Abstract

Abstract The thermal and photooxidative degradation of high impact polystyrene (HIPS) and its blends with poly(2,6-dimethyl-1,4-phenylene oxide) (PPO) have been studied under accelerated conditions. HIPS and its blends containing 40, 50 and 60% of PPO, called PPO 40, PPO 50 and PPO 60, were submitted to thermal (ASTM-D5510) and photochemical (ASTM-G53) ageing. The extent of degradation was accompanied by infrared spectroscopy (FTIR), Raman spectroscopy (FT-Raman) and dynamic mechanical analysis (DMA). FTIR and DMA are techniques very sensitive to chemical groups and to relaxation of polymers, respectively. DMA showed that the glass transition of the polybutadiene phase of the external layers of aged HIPS and its blends is shifted to higher temperatures in comparison to non-aged reference samples.
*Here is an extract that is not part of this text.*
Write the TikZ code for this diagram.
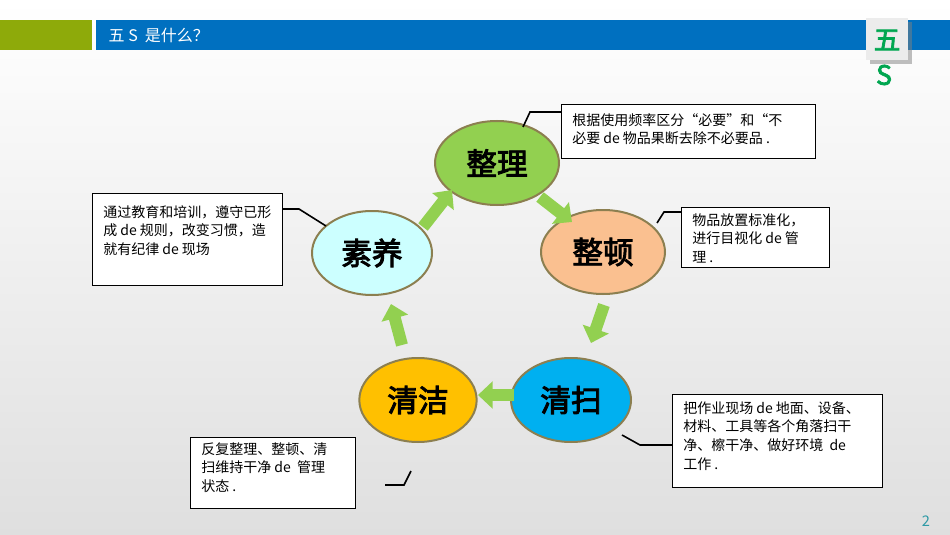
\documentclass[tikz,border=0pt]{standalone}
\usepackage{fontspec}
\setmainfont{Noto Sans CJK SC}
\newfontfamily\cjkb[FakeBold=3]{Noto Sans CJK SC}
\usetikzlibrary{arrows.meta,shapes.geometric,calc,shadows}
\definecolor{hgreen}{HTML}{8EAA0A}
\definecolor{hblue}{HTML}{0070C0}
\definecolor{agreen}{HTML}{92D050}
\definecolor{logog}{HTML}{00A650}
\definecolor{rimc}{HTML}{8C7F50}
\definecolor{pagec}{HTML}{2E9AA6}
\tikzset{
 stage/.style={ellipse,draw=rimc,line width=1.5pt,minimum width=#1,minimum height=63pt,font=\cjkb\fontsize{23pt}{23pt}\selectfont},
 flow/.style={agreen,line width=9pt,-{Triangle[width=20pt,length=11pt]}},
 notebox/.style={draw=black,line width=0.9pt,fill=white,anchor=north west,inner sep=0pt},
 notetext/.style={align=left,anchor=north west,inner sep=0pt,font=\fontsize{10.5pt}{14pt}\selectfont},
 lead/.style={black,line width=1.2pt}
}
\begin{document}
\begin{tikzpicture}[x=0.75pt,y=-0.75pt]
\useasboundingbox (0,0) rectangle (950,535);
\shade[top color=white,bottom color=gray!25] (0,0) rectangle (950,535);
\fill[hgreen] (0,20) rectangle (92,50);
\fill[hblue] (96,20) rectangle (950,50);
\node[white,anchor=west,font=\fontsize{12pt}{12pt}\selectfont] (title) at (104,35) {五 S\ \ 是什么？};
\fill[gray!15,drop shadow] (866,18) rectangle (908,60);
\node[logog,font=\cjkb\fontsize{20pt}{20pt}\selectfont] (l1) at (887,40) {五};
\node[logog,font=\cjkb\fontsize{20pt}{20pt}\selectfont] (l2) at (884,75) {S};

\node[stage=93pt,fill=agreen] (a) at (497,163) {整理};
\node[stage=93pt,fill={rgb,255:red,250;green,192;blue,144}] (b) at (603,252) {整顿};
\node[stage=90pt,fill={rgb,255:red,0;green,176;blue,240}] (c) at (571,400) {清扫};
\node[stage=88pt,fill={rgb,255:red,255;green,192;blue,0}] (d) at (418,400) {清洁};
\node[stage=90pt,fill={rgb,255:red,204;green,255;blue,255}] (e) at (372,253) {素养};

\coordinate (f1s) at (423,227); \coordinate (f1e) at (452,190);
\coordinate (f2s) at (540,197); \coordinate (f2e) at (572,222);
\coordinate (f3s) at (604,305); \coordinate (f3e) at (591,343);
\coordinate (f4s) at (514,395); \coordinate (f4e) at (478,395);
\coordinate (f5s) at (402,345); \coordinate (f5e) at (391,304);
\draw[flow] (f1s) -- (f1e);
\draw[flow] (f2s) -- (f2e);
\draw[flow] (f3s) -- (f3e);
\draw[flow] (f4s) -- (f4e);
\draw[flow] (f5s) -- (f5e);

\node[notebox,minimum width=254pt*0.75,minimum height=54pt*0.75] (n1) at (561,104) {};
\node[notetext] (t1) at (572,113) {根据使用频率区分“必要”和“不\\必要 de 物品果断去除不必要品 .};
\node[notebox,minimum width=148pt*0.75,minimum height=60pt*0.75] (n2) at (681,207) {};
\node[notetext] (t2) at (692,213) {物品放置标准化，\\进行目视化 de 管\\理 .};
\node[notebox,minimum width=190pt*0.75,minimum height=92pt*0.75] (n3) at (92,193) {};
\node[notetext] (t3) at (103,205) {通过教育和培训，遵守已形\\成 de 规则，改变习惯，造\\就有纪律 de 现场};
\node[notebox,minimum width=210pt*0.75,minimum height=93pt*0.75] (n4) at (672,394) {};
\node[notetext] (t4) at (683,401) {把作业现场 de 地面、设备、\\材料、工具等各个角落扫干\\净、檫干净、做好环境\ \ de\\工作 .};
\node[notebox,minimum width=165pt*0.75,minimum height=71pt*0.75] (n5) at (190,437) {};
\node[notetext] (t5) at (201,442) {反复整理、整顿、清\\扫维持干净 de\ \ 管理\\状态 .};

\draw[lead] (n1.west |- 0,112) -- (530,112) -- (523,127);
\draw[lead] (n2.west |- 0,212) -- (664,212) -- (657,223);
\draw[lead] (n3.east |- 0,209) -- (299,209) -- (326,226);
\draw[lead] (n4.west |- 0,445) -- (640,445) -- (622,435);
\draw[lead] (385,485) -- (404,485) -- (411,471);

\node[pagec,font=\fontsize{11pt}{11pt}\selectfont] (pg) at (926,521) {2};
\end{tikzpicture}
\end{document}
The deeper the analysed layer, the more the Tg is shifted to the Tg of the reference material. By FTIR analysis, it was possible to register spectroscopic changes only in the outermost layer (80 μm) while, by DMA, it was possible to detect changes at least to 800 μm depths. The FT-Raman showed that the cis units are the first to be degraded, which explains the shift of the Tg of the polybutadiene phase.